Sure, there are girls out there who expect diamonds or a giant stuffed gorilla for Valentine's Day. And maybe that's why those girls are still single!

If your GF seemed disappointed that you aren't into giving gifts on the holiday, then she's prolly one of those girls who wants a little gift. C'mon, what person SERIOUSLY doesn't like getting gifts? Plus you could get something you'll both love...like massage oil or a bottle of wine. The best Valentine's Day gift I ever got was flowers and the new (at the time) Van Halen CD.

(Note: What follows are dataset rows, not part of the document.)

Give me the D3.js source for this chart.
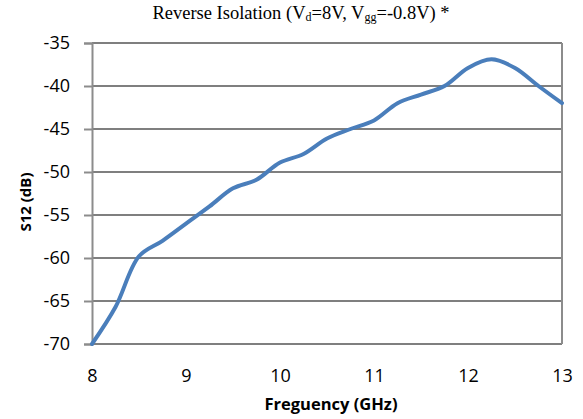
<!DOCTYPE html>
<html>
<head>
<meta charset="utf-8">
<script src="https://cdn.jsdelivr.net/npm/d3@7"></script>
<style>
  body { margin: 0; background: #fff; }
  svg { display: block; }
</style>
</head>
<body>
<svg id="chart" width="583" height="419"></svg>
<script>
// frequency in GHz, S12 in dB
let freq = [8.0, 8.25, 8.5, 8.75, 9.0, 9.25, 9.5, 9.75, 10.0, 10.25, 10.5, 10.75,
            11.0, 11.25, 11.5, 11.75, 12.0, 12.25, 12.5, 12.75, 13.0];
let s12 = [-70, -65.7, -59.8, -58.0, -56.0, -54.0, -51.9, -50.9, -48.9, -47.9, -46.1, -45.0,
           -44.0, -42.0, -41.0, -40.0, -37.9, -36.9, -37.9, -40.0, -42.0];
let xTicks = [8, 9, 10, 11, 12, 13];
let yTicks = [-70, -65, -60, -55, -50, -45, -40, -35];

let chart = d3.select("#chart");
let plotLeft = 92, plotRight = 562, plotTop = 43, plotBottom = 344;

let x = d3.scaleLinear().domain([8, 13]).range([plotLeft, plotRight]);
let y = d3.scaleLinear().domain([-70, -35]).range([plotBottom, plotTop]);

// horizontal grid lines
chart.append("g")
    .selectAll("line")
    .data(yTicks)
    .enter()
    .append("line")
    .attr("x1", plotLeft)
    .attr("x2", plotRight)
    .attr("y1", d => y(d))
    .attr("y2", d => y(d))
    .attr("stroke", "#7f7f7f")
    .attr("stroke-width", 2);

// right border
chart.append("line")
    .attr("x1", plotRight).attr("x2", plotRight)
    .attr("y1", plotTop).attr("y2", plotBottom)
    .attr("stroke", "#8c8c8c")
    .attr("stroke-width", 2);

// y axis
let yAxis = d3.axisLeft(y).tickValues(yTicks).tickSize(8).tickPadding(14)
    .tickFormat(d => String(d));
let yAxisGroup = chart.append("g")
    .attr("transform", "translate(" + plotLeft + ",0)")
    .call(yAxis);
yAxisGroup.select(".domain").attr("stroke", "#8c8c8c").attr("stroke-width", 2);
yAxisGroup.selectAll(".tick line").attr("stroke", "#8c8c8c").attr("stroke-width", 2);
yAxisGroup.selectAll(".tick text")
    .style("font-family", "'Open Sans', 'Liberation Sans', sans-serif")
    .style("font-size", "18px")
    .attr("fill", "#000");

// x axis (labels only)
let xAxis = d3.axisBottom(x).tickValues(xTicks).tickSize(0).tickPadding(25)
    .tickFormat(d => String(d));
let xAxisGroup = chart.append("g")
    .attr("transform", "translate(0," + plotBottom + ")")
    .call(xAxis);
xAxisGroup.select(".domain").remove();
xAxisGroup.selectAll(".tick text")
    .style("font-family", "'Open Sans', 'Liberation Sans', sans-serif")
    .style("font-size", "18px")
    .attr("fill", "#000");

// curve
let line = d3.line()
    .x((d, i) => x(freq[i]))
    .y(d => y(d))
    .curve(d3.curveCatmullRom.alpha(0.5));

chart.append("path")
    .datum(s12)
    .attr("d", line)
    .attr("fill", "none")
    .attr("stroke", "#4a7ebb")
    .attr("stroke-width", 4)
    .attr("stroke-linecap", "round");

// title with subscripts
let title = chart.append("text")
    .attr("x", 301)
    .attr("y", 19)
    .attr("text-anchor", "middle")
    .style("font-family", "'Liberation Serif', 'Times New Roman', serif")
    .style("font-size", "18.5px")
    .attr("fill", "#000");
title.append("tspan").text("Reverse Isolation (V");
title.append("tspan").text("d").style("font-size", "12px").attr("dy", 2);
title.append("tspan").text("=8V, V").attr("dy", -2);
title.append("tspan").text("gg").style("font-size", "12px").attr("dy", 2);
title.append("tspan").text("=-0.8V) *").attr("dy", -2);

// axis titles
chart.append("text")
    .text("S12 (dB)")
    .attr("transform", "translate(31,202) rotate(-90)")
    .attr("text-anchor", "middle")
    .style("font-family", "'Open Sans', 'Liberation Sans', sans-serif")
    .style("font-size", "15px")
    .attr("font-weight", "bold")
    .attr("fill", "#000");

chart.append("text")
    .text("Freguency (GHz)")
    .attr("x", 331)
    .attr("y", 410)
    .attr("text-anchor", "middle")
    .style("font-family", "'Open Sans', 'Liberation Sans', sans-serif")
    .style("font-size", "16.5px")
    .attr("font-weight", "bold")
    .attr("fill", "#000");
</script>
</body>
</html>
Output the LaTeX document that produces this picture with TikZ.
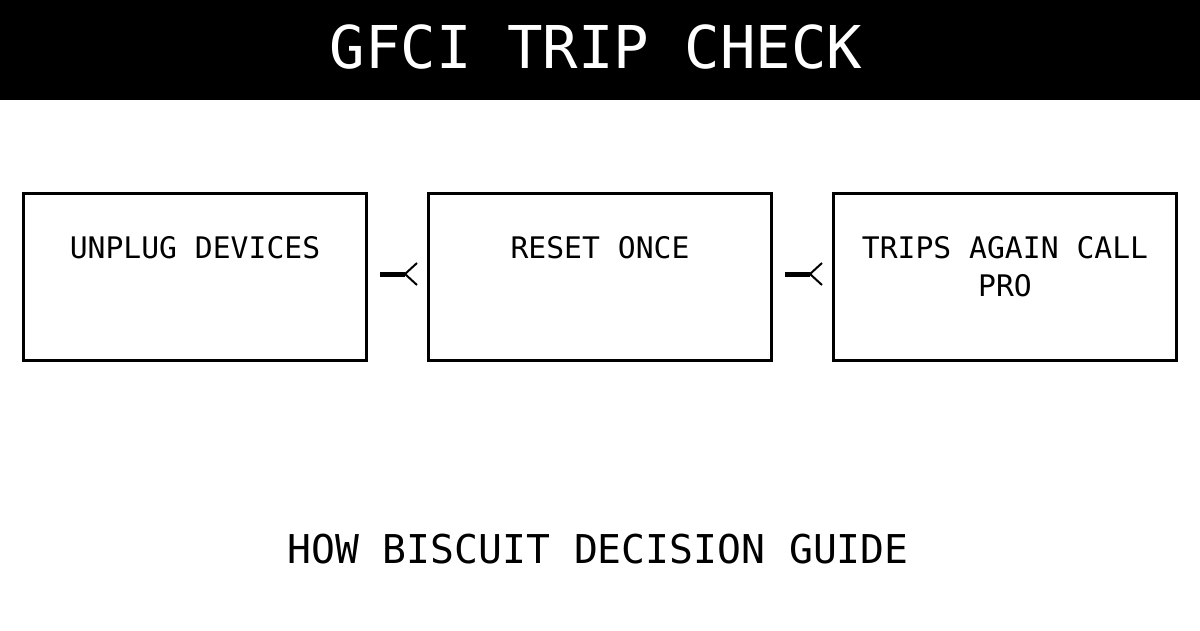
\documentclass[tikz,border=0pt]{standalone}
\usepackage{fontspec}
\setmonofont{DejaVu Sans Mono}
\begin{document}
\begin{tikzpicture}[x=1pt,y=-1pt,
  stepbox/.style={draw=black, line width=3.5pt, minimum width=343pt, minimum height=167pt, inner sep=0pt, outer sep=0pt},
  boxtext/.style={anchor=base, inner sep=0pt, align=center, font=\ttfamily\fontsize{29.7}{38}\selectfont},
  shaft/.style={line width=5pt},
  barb/.style={line width=2pt}]
\useasboundingbox (0,0) rectangle (1200,630);
\fill[black] (0,0) rectangle (1200,100);
\node[anchor=base, inner sep=0pt, text=white, font=\ttfamily\fontsize{59}{59}\selectfont] (title) at (596,68) {GFCI TRIP CHECK};
\node[stepbox] (b1) at (195,277) {};
\node[stepbox] (b2) at (600,277) {};
\node[stepbox] (b3) at (1005,277) {};
\node[boxtext] (t1) at ([yshift=-64.5pt]b1.north) {UNPLUG DEVICES};
\node[boxtext] (t2) at ([yshift=-64.5pt]b2.north) {RESET ONCE};
\node[boxtext] (t3) at ([yshift=-102.5pt]b3.north) {TRIPS AGAIN CALL\\PRO};
\coordinate (c1) at (405,274);
\coordinate (c2) at (810,274);
\draw[shaft] (b1.east |- c1) ++(13.5,0) coordinate (s1) -- (c1);
\draw[shaft] (b2.east |- c2) ++(13.5,0) coordinate (s2) -- (c2);
\draw[barb] ([shift={(12,-11)}]c1) -- (c1) -- ([shift={(12,11)}]c1);
\draw[barb] ([shift={(12,-11)}]c2) -- (c2) -- ([shift={(12,11)}]c2);
\node[anchor=base, inner sep=0pt, font=\ttfamily\fontsize{39.7}{40}\selectfont] (foot) at (598,563) {HOW BISCUIT DECISION GUIDE};
\end{tikzpicture}
\end{document}
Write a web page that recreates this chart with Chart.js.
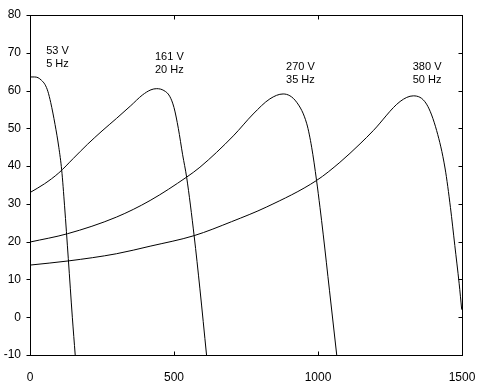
<!DOCTYPE html>
<html>
<head>
<meta charset="utf-8">
<script src="https://cdn.jsdelivr.net/npm/chart.js@4/dist/chart.umd.min.js"></script>
<style>
 html,body{margin:0;padding:0;background:#fff;}
 canvas{display:block;}
</style>
</head>
<body>
<canvas id="c" width="483" height="381"></canvas>
<script>
// speed (x) and torque (y), one pair of arrays per curve
let speed5  = [0,15,28,40,52,62,72,87,100,110,120,133,147,157];
let torque5 = [63.6,63.6,63.4,62.7,61.6,59.8,56.8,51,45,39,29.5,15.5,0,-10];

let speed20  = [0,50,100,150,200,250,300,350,390,420,440,465,485,500,515,530,544,570,590,613];
let torque20 = [33,35.3,38.2,42,45.8,49.3,52.6,56,58.8,60.2,60.5,60,58.5,55.5,50,43,37,21.5,7.5,-10];

let speed35  = [0,130,300,417,544,590,706,775,833,879,926,961,978,995,1007,1018,1040,1065];
let torque35 = [19.9,22.1,26.5,30.9,37.1,39.7,48,53.8,57.8,59.1,56.9,51.2,45,36.2,29,22,7,-10];

let speed50  = [0,133,300,417,570,700,822,995,1076,1146,1192,1285,1331,1377,1412,1441,1460,1475,1490,1499];
let torque50 = [13.8,14.9,16.8,18.8,21.6,25.3,29.2,36.2,41,45.9,49.4,57.1,58.6,56.4,49.4,39.5,29,19,9,2];

// text labels above each curve
let noteVolt = ["53 V","161 V","270 V","380 V"];
let noteFreq = ["5 Hz","20 Hz","35 Hz","50 Hz"];
let noteX    = [56,434,889,1329];
let noteY    = [69.7,68.1,65.4,65.4];

let xTicks = [0,500,1000,1500];
let yTicks = [-10,0,10,20,30,40,50,60,70,80];

function pts(xs,ys){ return xs.map((v,i)=>({x:v,y:ys[i]})); }

let font = {family:"'Liberation Sans', Arial, sans-serif", size:12};

let frame = {
  id:'frame',
  afterDatasetsDraw(chart){
    let ctx=chart.ctx, a=chart.chartArea, x=chart.scales.x, y=chart.scales.y;
    let L=Math.round(a.left)+0.5, R=Math.round(a.right)+0.5, T=Math.round(a.top)+0.5, B=Math.round(a.bottom)+0.5;
    ctx.save();
    ctx.strokeStyle='#000'; ctx.lineWidth=1;
    ctx.strokeRect(L,T,R-L,B-T);
    ctx.beginPath();
    xTicks.forEach(v=>{
      let p=Math.round(x.getPixelForValue(v))+0.5;
      ctx.moveTo(p,B); ctx.lineTo(p,B-4);
      ctx.moveTo(p,T); ctx.lineTo(p,T+4);
    });
    yTicks.forEach(v=>{
      let p=Math.round(y.getPixelForValue(v))+0.5;
      ctx.moveTo(L,p); ctx.lineTo(L-4,p);
      ctx.moveTo(R,p); ctx.lineTo(R-4,p);
    });
    ctx.stroke();
    // curve labels
    ctx.fillStyle='#000';
    ctx.font="11px 'Liberation Sans', Arial, sans-serif";
    ctx.textAlign='left'; ctx.textBaseline='alphabetic';
    noteVolt.forEach((t,i)=>{
      let px=x.getPixelForValue(noteX[i]), py=y.getPixelForValue(noteY[i]);
      ctx.fillText(t,px,py);
      ctx.fillText(noteFreq[i],px,py+13);
    });
    ctx.restore();
  }
};

let line = {borderColor:'#000', borderWidth:1, pointRadius:0, showLine:true, fill:false, cubicInterpolationMode:'monotone'};

new Chart(document.getElementById('c'),{
  type:'scatter',
  data:{datasets:[
    Object.assign({label:'5 Hz', data:pts(speed5,torque5)},line),
    Object.assign({label:'20 Hz', data:pts(speed20,torque20)},line),
    Object.assign({label:'35 Hz', data:pts(speed35,torque35)},line),
    Object.assign({label:'50 Hz', data:pts(speed50,torque50)},line)
  ]},
  options:{
    responsive:false, animation:false, devicePixelRatio:1,
    layout:{padding:{top:15,right:21,left:0,bottom:0}},
    plugins:{legend:{display:false}, tooltip:{enabled:false}},
    scales:{
      x:{type:'linear', min:0, max:1500,
         afterBuildTicks:s=>{s.ticks=xTicks.map(v=>({value:v}));},
         afterFit:s=>{s.height=26;},
         grid:{display:false}, border:{display:false},
         ticks:{color:'#000', font:font, padding:7, maxRotation:0, callback:v=>String(v)}},
      y:{min:-10, max:80,
         afterBuildTicks:s=>{s.ticks=yTicks.map(v=>({value:v}));},
         afterFit:s=>{s.width=30;},
         grid:{display:false}, border:{display:false},
         ticks:{color:'#000', font:font, padding:1, callback:v=>String(v)}}
    }
  },
  plugins:[frame]
});
</script>
</body>
</html>
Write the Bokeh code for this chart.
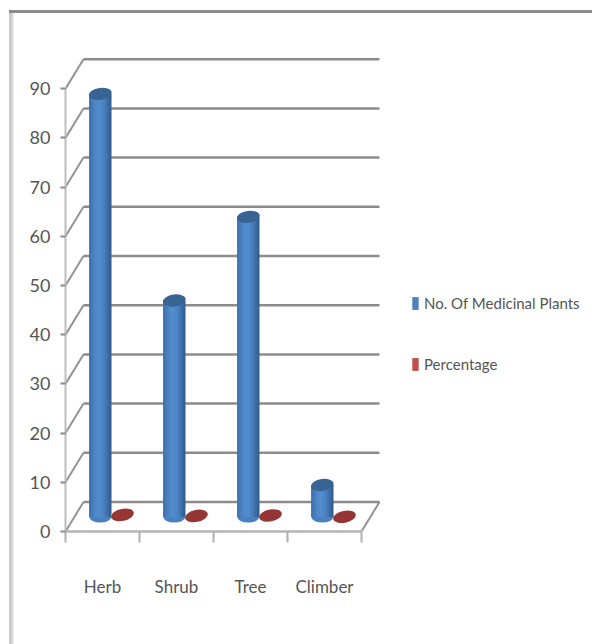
from bokeh.plotting import figure
from bokeh.models import Range1d, FixedTicker, Legend, LegendItem
from bokeh.embed import file_html
from bokeh.resources import INLINE

categories = ["Herb", "Shrub", "Tree", "Climber"]
plants = [86, 44, 61, 6.5]
percentage = [0.43, 0.22, 0.31, 0.04]
y_ticks = [0, 10, 20, 30, 40, 50, 60, 70, 80, 90]

FONT = "Lato"
TEXT = "#555555"
GRID = "#808080"
PX_X = 74.0
PX_Y = 4.92
DX = 18 / PX_X
DY = 29.5 / PX_Y
BASE = 14.5 / PX_Y

p = figure(width=592, height=644, output_backend="svg", toolbar_location=None,
           x_range=Range1d(0, (592 - 65) / PX_X), y_range=Range1d(0, 531 / PX_Y),
           min_border_left=65, min_border_bottom=113, min_border_top=0, min_border_right=0,
           outline_line_color=None, background_fill_alpha=0, border_fill_alpha=0)
p.styles = {
    "background": "linear-gradient(#8c8c8c,#8c8c8c) 9px 10px/583px 3px no-repeat,"
                  "linear-gradient(90deg,#c4c4c4,#d2d2d2 60%,#f2f2f2) 9px 10px/5px 634px no-repeat,"
                  "#ffffff",
}
p.grid.visible = False

n = len(categories)
# y axis
ya = p.yaxis[0]
ya.ticker = FixedTicker(ticks=y_ticks)
ya.axis_line_color = "#bdbdbd"; ya.axis_line_width = 2
ya.major_tick_line_color = "#8a8a8a"; ya.major_tick_line_width = 2
ya.major_tick_out = 5; ya.major_tick_in = 0
ya.minor_tick_line_color = None
ya.major_label_standoff = 10
ya.major_label_text_font = FONT
ya.major_label_text_font_size = "18px"
ya.major_label_text_color = TEXT
ya.bounds = (0, 90)
# x axis
xa = p.xaxis[0]
mids = [i + 0.5 for i in range(n)]
xa.ticker = FixedTicker(ticks=mids, minor_ticks=list(range(n + 1)))
xa.major_label_overrides = {m: c for m, c in zip(mids, categories)}
xa.major_tick_line_color = None
xa.major_tick_out = 0; xa.major_tick_in = 0
xa.minor_tick_line_color = "#b0b0b0"; xa.minor_tick_line_width = 2
xa.minor_tick_out = 11; xa.minor_tick_in = 0
xa.axis_line_color = "#b5b5b5"; xa.axis_line_width = 2.5
xa.bounds = (0, n)
xa.major_label_standoff = 33
xa.major_label_text_font = FONT
xa.major_label_text_font_size = "17px"
xa.major_label_text_color = TEXT

# back wall and side wall
p.segment(x0=[DX] * len(y_ticks), x1=[n + DX] * len(y_ticks),
          y0=[v + DY for v in y_ticks], y1=[v + DY for v in y_ticks],
          line_color=GRID, line_width=2.5, line_alpha=0.9)
p.segment(x0=[0] * len(y_ticks), x1=[DX] * len(y_ticks),
          y0=y_ticks, y1=[v + DY for v in y_ticks],
          line_color=GRID, line_width=2, line_alpha=0.85)
p.segment(x0=[n], x1=[n + DX], y0=[0], y1=[DY], line_color=GRID, line_width=2, line_alpha=0.85)

# cylinders
xs = [i + 0.47 for i in range(n)]
xr = [i + 0.77 for i in range(n)]
W = 22 / PX_X
bottoms = [BASE] * n
tops = [BASE + v for v in plants]

blue_base = p.vbar(x=xs, width=W, bottom=bottoms, top=tops, fill_color="#4f81bd", line_color=None)
strips = ["#3f72ae", "#4679b8", "#4c83c3", "#5089ca", "#528dce", "#518ccc",
          "#4e87c6", "#497fbc", "#4275b0", "#3a6aa1", "#326093"]
sw = W / len(strips)
# lower cap goes under the strips
p.ellipse(x=xs, y=bottoms, width=22, height=11, width_units="screen", height_units="screen",
          fill_color="#4a80c0", line_color=None)
for k, col in enumerate(strips):
    off = (k - (len(strips) - 1) / 2) * sw
    p.vbar(x=[x + off for x in xs], width=sw * 1.1, bottom=bottoms, top=tops,
           fill_color=col, line_color=None)
# upper cap
p.ellipse(x=xs, y=tops, width=23, height=12, angle=0.14, width_units="screen", height_units="screen",
          fill_color="#386494", line_color=None)

# percentage discs
red_tops = [BASE + v for v in percentage]
red_base = p.vbar(x=xr, width=W * 0.6, bottom=bottoms, top=red_tops, fill_color="#c0504d", line_color=None)
p.ellipse(x=xr, y=red_tops, width=23, height=12, angle=0.2, width_units="screen", height_units="screen",
          fill_color="#963634", line_color=None)

legend = Legend(items=[LegendItem(label="No. Of Medicinal Plants", renderers=[blue_base]),
                       LegendItem(label="Percentage", renderers=[red_base])],
                location=(346, 158), orientation="vertical",
                border_line_color=None, background_fill_alpha=0, margin=0, padding=0,
                glyph_width=8, glyph_height=16, label_standoff=5, spacing=43,
                label_text_font=FONT, label_text_font_size="15px", label_text_color=TEXT)
p.add_layout(legend)

open("out.html", "w").write(file_html(p, INLINE))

Well, my g/f and I will be celebrating our first V-day together this year. We had the convo about it a few days ago. She went out of her way to tell me that she wasn't expecting a gift or a card or anything. I then decided it was a good time to explain my thoughts on Vday to her. She did seem a little disappointed. Maybe I misinterpreted her reaction. That's possible. But then she said that her ex always bought her a dozen roses, every year on Vday. She said that kinda killed it for her because it was standard issue for him and thats all he ever did. Nothing else for the rest of the year. So I then explained that my ex wife and I would usually make dinner at home and maybe open a bottle of wine...maybe a massage, candles, etc. A night of no television, no reading, no alone time: a night of spending time together remembering why we were together. And that's my plan for my g/f and I. I won't buy her a card. I won't buy her flowers. I will wear very nice clothes and I will cook and light candles and try my best to be funny, charming, and interesting. I think that spending a night like that will be much better than if I brought her some flowers and then turned the television on and treated the night as busines as usual.